From this week’s assigned readings and screenings, a particular quote really got me thinking about generations that will follow us and about our legacy as artists and as humans. In the trailer for “Living Downstream” Sandra Steingraber says:
“I believe our grandchildren will look back on us now and marvel that our economy was once dependent on chemicals that were killing the planet and killing oursleves and they will think of it as unthinkable. An environmental human rights movement is the vision under which I labor.”
As a twenty-one year old millennial, my daily worries include getting to class on time, meeting deadlines for internship applications, preparing for auditions, figuring out how to balance seven different rehearsals during the week, making sure I work enough shifts during the week to make enough money for groceries and rent, and the list goes on. But not for a second do I stop to think about having children and grandchildren, let alone think about what my grandchildren will think when they look back on the era during which I grew up. It was terrifying and worrisome to hear Steingarber utter those words, because it made me realize how, as a generation, we are so selfish and we only think about the present moment.
We feel as if it is not our responsibility to leave the planet in a better state than when we found it. We are so consumed by worrying about how many likes our picture is going to get on instagram, or will Leonardo DiCaprio finally win an Oscar, or whether Kylie Jenner’s lips are real or fake, that we don’t even acknowledge the amount of pain and misery that is present in the world.
The more I think about it, the more I say shame on us and it motivates me to do something and be more active.
With that being said, I’ve been digging more into the concept behind my project, which, as I explained in class, is dealing with environmental racism within the Flint Water Crisis. Tonight, there is a benefit show taking place in Flint, Michigan called #JUSTICEFORFLINT with several famous directors and performers taking the stage to support the victims of the Flint Water Crisis.
Director Ava DuVernay (‘Selma‘) is one of the main supporters of the benefit and during an interview with Michigan Live she said, “We have to be in the world, we can’t be in glass houses typing away and collecting our check.”
The fact that majority of the supporters of the event are Black artists speaks to the fact that race is a big component of the crisis. The event is taking place on the same night as the Academy Awards Ceremony, which has also sparked controversy as several Black artists have been protesting this year’s Oscar nominations with the slogan #OscarsSoWhite.
While our White artists are attending the Oscars, celebrating White excellence in Film, the Black artists are standing up for a damaged community that is predominantly Black and making this cause a priority. Now this act is praise-worthy and is something that I look up to and feel inspired by.

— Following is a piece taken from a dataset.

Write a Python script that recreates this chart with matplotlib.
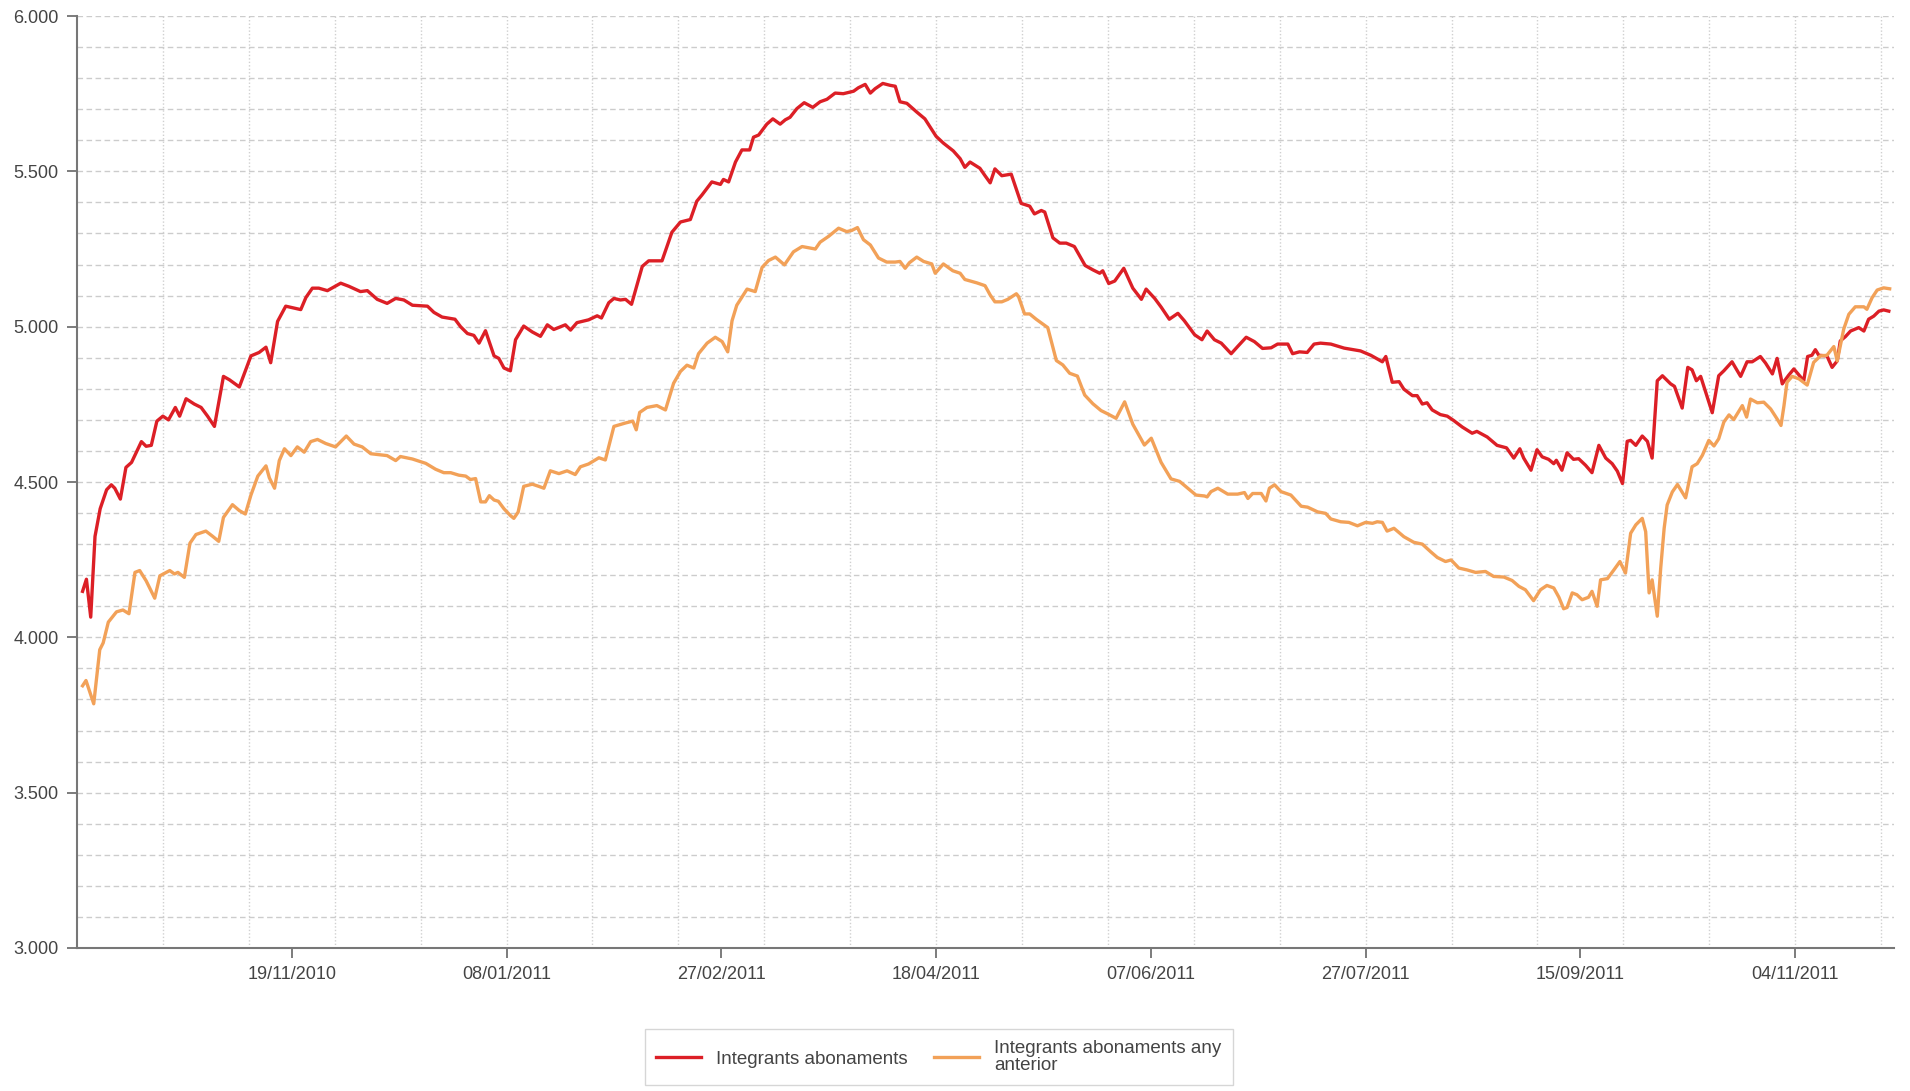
import numpy as np
import matplotlib
matplotlib.use("Agg")
import matplotlib.pyplot as plt
import matplotlib.dates as mdates
from matplotlib.ticker import FuncFormatter, MultipleLocator

plt.rcParams['font.family'] = ['Liberation Sans', 'DejaVu Sans']

# dies des del 30/09/2010
start = mdates.date2num(np.datetime64('2010-09-30'))

red_days = [1.3, 2.2, 3.2, 4.2, 5.4, 6.9, 8.0, 8.8, 10.1, 11.4, 12.7, 15.0, 16.1, 17.3, 18.6, 20.0,
            21.3, 22.9, 23.9, 25.4, 27.3, 28.9, 30.4, 32.0, 34.1, 35.5, 37.8, 40.5, 42.4, 44.0, 45.1,
            46.7, 48.6, 50.2, 52.1, 53.3, 54.8, 56.3, 58.3, 61.4, 63.3, 66.0, 67.6, 69.9,
            72.2, 74.2, 76.1, 78.1, 81.6, 83.1, 85.0, 88.0, 89.3, 90.9, 92.4, 93.6, 95.1, 97.1, 98.2,
            99.4, 100.9, 102.1, 104.0, 106.0, 107.9, 109.5, 111.0, 112.6, 113.7, 114.9, 116.4, 119.1,
            121.1, 122.1, 123.8, 125.0, 126.5, 127.7, 129.1, 131.6, 133.1, 136.2, 138.5, 140.5, 142.8,
            144.3, 145.5, 147.8, 149.8, 150.5, 151.7, 153.3, 154.8, 156.6, 157.5, 158.7, 160.6, 162.0,
            163.7, 164.9, 166.0, 167.6, 169.3, 171.3, 173.0, 174.6, 176.5, 178.4, 180.8, 181.9, 183.5,
            184.7, 185.8, 187.6, 189.3, 190.5, 191.6, 193.2, 195.5, 197.4, 200.0, 201.7, 204.0, 205.6,
            206.7, 207.9, 210.2, 211.4, 212.6, 213.7, 215.3, 217.5, 219.8, 221.8, 222.9, 224.5, 225.3,
            227.2, 228.8, 230.3, 232.2, 234.7, 236.5, 238.1, 238.8, 240.2, 241.6, 243.7, 245.8, 247.8,
            248.9, 250.9, 252.4, 254.3, 256.3, 257.8, 260.2, 261.9, 263.1, 264.8, 266.4, 268.7, 270.2,
            272.2, 274.1, 276.0, 278.0, 279.5, 281.9, 283.0, 284.6, 286.4, 288.0, 289.5, 291.9, 295.0,
            298.8, 301.2, 303.9, 304.7, 306.2, 307.8, 308.9, 310.9, 312.0, 313.2, 314.3, 315.5, 317.4,
            319.0, 320.5, 322.5, 324.8, 325.9, 328.3, 330.6, 332.8, 334.5, 335.9, 336.8, 338.5, 339.9,
            341.1, 342.6, 343.8, 344.4, 345.7, 346.9, 348.4, 349.6, 351.2, 352.7, 354.3, 355.9, 357.4,
            358.6, 359.8, 360.9, 361.7, 362.9, 364.4, 365.6, 366.7, 367.9, 369.1, 371.0, 371.9, 373.7,
            375.0, 376.0, 377.0, 378.0, 380.7, 382.2, 383.4, 385.3, 387.3, 388.8, 390.0, 391.9, 393.1,
            394.7, 395.8, 397.0, 398.5, 399.7, 402.0, 402.9, 403.9, 404.7, 405.5, 407.4, 408.6, 409.8,
            410.5, 411.7, 412.9, 414.8, 416.0, 417.1, 418.3, 419.5, 420.6, 421.8]
red_vals = [4148, 4187, 4065, 4325, 4414, 4475, 4491, 4480, 4445, 4547, 4563, 4630, 4615, 4618, 4696, 4712,
            4700, 4740, 4712, 4768, 4751, 4740, 4712, 4679, 4840, 4829, 4806, 4906, 4917, 4934, 4884,
            5017, 5066, 5061, 5055, 5094, 5124, 5124, 5116, 5140, 5130, 5113, 5116, 5088,
            5075, 5091, 5086, 5069, 5066, 5046, 5031, 5024, 5000, 4978, 4972, 4947, 4987, 4906, 4898,
            4867, 4858, 4958, 5002, 4983, 4969, 5006, 4991, 5000, 5006, 4989, 5013, 5022,
            5035, 5028, 5077, 5091, 5086, 5088, 5072, 5194, 5212, 5212, 5304, 5337, 5345,
            5404, 5424, 5466, 5458, 5474, 5466, 5530, 5569, 5569, 5610, 5617, 5652, 5669,
            5652, 5666, 5674, 5702, 5721, 5706, 5724, 5732, 5752, 5750, 5758, 5769, 5780,
            5752, 5766, 5783, 5777, 5774, 5724, 5719, 5691, 5669, 5613, 5591, 5566, 5541,
            5513, 5530, 5510, 5486, 5463, 5508, 5486, 5491, 5397, 5388, 5363, 5374, 5369,
            5286, 5269, 5269, 5258, 5197, 5183, 5172, 5180, 5139, 5147, 5188, 5124, 5088,
            5121, 5091, 5063, 5024, 5043, 5019, 4974, 4958, 4986, 4958, 4947, 4913, 4936,
            4966, 4952, 4930, 4932, 4944, 4944, 4913, 4919, 4917, 4944, 4947, 4944, 4931,
            4922, 4908, 4887, 4904, 4821, 4823, 4799, 4778, 4778, 4751, 4755, 4732, 4717,
            4712, 4698, 4677, 4657, 4663, 4645, 4618, 4610, 4577, 4607, 4577, 4538, 4604,
            4581, 4573, 4559, 4570, 4538, 4594, 4573, 4575, 4554, 4530, 4618, 4577, 4559,
            4535, 4495, 4631, 4634, 4618, 4648, 4631, 4577, 4826, 4842, 4816, 4808, 4738,
            4869, 4861, 4826, 4840, 4723, 4842, 4858, 4887, 4840, 4887, 4887, 4904, 4883,
            4848, 4898, 4816, 4844, 4864, 4826, 4904, 4908, 4926, 4908, 4906, 4869, 4890,
            4954, 4968, 4986, 4997, 4986, 5024, 5034, 5050, 5054, 5050]

orange_days = [1.3, 2.1, 3.9, 5.3, 6.1, 7.3, 9.2, 10.7, 12.1, 13.5, 14.6, 16.1, 18.1, 19.3, 21.6, 22.7,
               23.5, 25.0, 26.3, 27.7, 30.0, 31.6, 33.0, 34.1, 36.2, 37.8, 39.2, 40.5, 42.1, 44.0, 44.8,
               46.0, 47.1, 48.3, 49.8, 51.3, 52.9, 54.4, 56.0, 57.9, 60.2, 62.7, 64.5, 66.4, 68.4, 70.3,
               72.2, 74.2, 75.3, 78.1, 81.2, 83.5, 85.4, 87.0, 88.9, 90.5, 91.6, 92.8, 94.0, 95.1, 96.0,
               97.1, 98.1, 99.4, 100.9, 101.7, 102.7, 104.0, 106.0, 107.5, 108.7, 110.2, 112.2, 114.1,
               116.0, 117.2, 119.1, 121.5, 123.0, 125.0, 127.7, 129.4, 130.2, 131.0, 132.7, 135.0, 137.0,
               138.9, 140.5, 142.0, 143.6, 144.7, 146.7, 148.6, 150.2, 151.5, 152.5, 153.6, 156.0, 157.9,
               159.5, 161.0, 162.6, 164.7, 166.8, 168.8, 171.9, 173.0, 175.0, 177.3, 179.2, 180.4, 181.7,
               183.1, 184.7, 186.6, 188.5, 190.5, 191.6, 192.8, 193.8, 195.5, 197.1, 199.0, 199.8, 201.7,
               203.9, 205.6, 206.7, 209.5, 211.4, 212.6, 213.7, 215.3, 216.7, 218.7, 219.2, 220.6, 221.8,
               223.3, 226.0, 228.0, 229.5, 231.1, 232.9, 234.6, 236.5, 238.4, 240.0, 241.9, 243.9, 245.8,
               248.5, 250.1, 252.4, 254.7, 256.7, 258.6, 260.5, 262.5, 263.1, 264.0, 265.6, 267.9, 270.2,
               271.8, 272.6, 273.7, 275.7, 276.8, 277.6, 278.8, 280.3, 282.6, 285.0, 286.5, 288.8, 290.7,
               291.9, 294.2, 296.1, 298.1, 300.0, 301.6, 302.7, 303.9, 305.0, 306.6, 308.9, 311.2, 313.2,
               315.1, 316.7, 318.6, 319.9, 321.7, 323.6, 325.6, 327.9, 329.8, 332.2, 334.1, 335.7, 337.2,
               339.1, 340.7, 342.2, 343.8, 345.0, 346.1, 346.9, 348.1, 349.2, 350.4, 351.9, 352.7, 353.9,
               354.7, 356.3, 357.8, 359.2, 360.5, 361.7, 362.9, 364.4, 365.2, 366.0, 366.7, 367.9, 368.7,
               369.5, 370.2, 371.4, 372.6, 374.5, 376.0, 377.2, 378.4, 379.9, 381.1, 382.2, 383.4, 384.6,
               385.7, 387.7, 388.7, 389.6, 391.2, 392.7, 394.3, 395.8, 396.7, 397.4, 398.1, 399.3, 400.9,
               402.8, 404.3, 405.9, 407.4, 409.0, 409.8, 411.3, 412.5, 414.0, 416.0, 416.7, 417.9, 419.1,
               420.6, 422.0]
orange_vals = [3844, 3861, 3786, 3960, 3982, 4049, 4082, 4088, 4076, 4209, 4215, 4182, 4126, 4198, 4215, 4204,
               4209, 4193, 4303, 4331, 4342, 4325, 4309, 4386, 4427, 4408, 4397, 4458, 4519, 4552, 4513,
               4480, 4569, 4607, 4585, 4613, 4596, 4630, 4637, 4624, 4613, 4648, 4622, 4613, 4591, 4588,
               4585, 4569, 4582, 4574, 4560, 4541, 4530, 4530, 4522, 4519, 4508, 4511, 4436, 4436, 4456,
               4442, 4438, 4414, 4392, 4383, 4403, 4486, 4493, 4486, 4480, 4536, 4527, 4536,
               4524, 4549, 4558, 4578, 4571, 4679, 4690, 4696, 4668, 4724, 4740, 4746, 4732,
               4818, 4856, 4876, 4867, 4913, 4947, 4966, 4952, 4919, 5019, 5069, 5121, 5113,
               5191, 5213, 5224, 5199, 5241, 5258, 5250, 5272, 5291, 5317, 5306, 5310, 5319,
               5280, 5263, 5221, 5208, 5208, 5210, 5188, 5206, 5224, 5210, 5202, 5172, 5202,
               5180, 5172, 5152, 5141, 5132, 5102, 5080, 5080, 5088, 5106, 5097, 5041, 5041,
               5024, 4997, 4891, 4877, 4850, 4841, 4780, 4752, 4730, 4719, 4705, 4758, 4686,
               4619, 4641, 4563, 4510, 4502, 4480, 4458, 4455, 4452, 4469, 4480, 4461, 4461,
               4466, 4447, 4463, 4463, 4439, 4480, 4491, 4469, 4458, 4422, 4419, 4404, 4399,
               4381, 4372, 4370, 4359, 4370, 4367, 4372, 4370, 4342, 4351, 4324, 4306, 4300,
               4276, 4257, 4244, 4249, 4223, 4217, 4209, 4212, 4196, 4194, 4183, 4164, 4153,
               4118, 4153, 4167, 4159, 4129, 4092, 4096, 4143, 4137, 4121, 4129, 4148, 4100,
               4185, 4189, 4217, 4244, 4207, 4335, 4362, 4383, 4340, 4143, 4185, 4068, 4223,
               4351, 4426, 4468, 4492, 4449, 4549, 4559, 4586, 4634, 4616, 4639, 4693, 4716,
               4701, 4746, 4709, 4767, 4755, 4757, 4735, 4703, 4682, 4746, 4821, 4840, 4832,
               4812, 4885, 4906, 4908, 4936, 4890, 4992, 5040, 5064, 5064, 5056, 5093, 5118,
               5125, 5122]

fig = plt.figure(figsize=(19.1, 10.91), dpi=100)
ax = fig.add_axes([0.0403, 0.1311, 0.9513, 0.8542])

ax.plot(start + np.array(red_days), red_vals, color='#dc1f26', lw=2.4,
        label='Integrants abonaments', zorder=3)
ax.plot(start + np.array(orange_days), orange_vals, color='#f2a158', lw=2.4,
        label='Integrants abonaments any\nanterior', zorder=3)

ax.set_xlim(start, start + 423)
ax.set_ylim(3000, 6000)

# eix Y
ax.yaxis.set_major_locator(MultipleLocator(500))
ax.yaxis.set_minor_locator(MultipleLocator(100))
ax.yaxis.set_major_formatter(FuncFormatter(lambda v, p: f"{v:,.0f}".replace(",", ".")))
ax.grid(axis='y', which='both', color='#cccccc', linestyle=(0, (4, 2.5)), lw=1)

# eix X: etiquetes cada 50 dies, graella cada 20 dies
ax.set_xticks([start + d for d in range(50, 424, 50)])
ax.xaxis.set_major_formatter(mdates.DateFormatter('%d/%m/%Y'))
for d in range(20, 424, 20):
    ax.axvline(start + d, color='#d0d0d0', linestyle=(0, (1, 1.5)), lw=1, zorder=0)

ax.tick_params(which='major', length=7, width=1.2, color='#666666', labelsize=13,
               labelcolor='#444444', pad=6)
ax.tick_params(which='minor', length=0)
for s in ['top', 'right']:
    ax.spines[s].set_visible(False)
for s in ['left', 'bottom']:
    ax.spines[s].set_color('#777777')
    ax.spines[s].set_linewidth(1.5)

leg = fig.legend(loc='upper center', bbox_to_anchor=(0.4915, 0.057), ncol=2, fontsize=13.5,
                 frameon=True, fancybox=False, edgecolor='#cccccc', handlelength=2.4,
                 handletextpad=0.8, columnspacing=1.4, borderpad=0.6, borderaxespad=0,
                 labelspacing=0.1)
leg.get_frame().set_linewidth(1)
for t in leg.get_texts():
    t.set_color('#444444')
    t.set_linespacing(1.0)

fig.savefig('out.png', dpi=100)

After hearing about the controversy of #JUSTICEFORFLINT and the Oscars taking place on the same night, I thought back on to a chapter from Merchants of Doubt in which Conway and Oreskes say, “Sometimes reopening an old debate can serve present purposes” (Conway & Oreseks, Chapter 4). For those of you who might not know, Ava DuVernay was jibbed from an Oscar nomination for her film ‘Selma’ in 2015, which initiated the #OscarsSoWhite movement last year. Now, a year later, the movement is still alive and more powerful, and once again, black artists are jibbed from a nomination. However, by attending the Flint Water Benefit instead of the Oscars tonight, DuVernay and other Black artists are making a statement that Black people have bigger issues to deal with than the Oscars. When a brotha and a sista are in danger, we jump right in and we support them full force. Therefore, #JUSTICEFORFLINT can be seen as a response to #OscarsSoWhite, even though it is claimed to be a total coincidence that the two events are taking place on the same day.
I know some of us still feel like there isn’t much that we can do to help save our planet, but what we can do is educate others and raise awareness in hopes that we can spark a fire in people that will lead to them wanting to be more active and so on.
The more I read news articles and hear about updates on Flint Water, the more I begin to piece together ideas for my project and #JUSTICEFORFLINT has definitely inspired me to think about incorporating different mediums of performance into my project. I’m thrilled to explore how I can use my talents and creativity to stand up and say something about environmental racism.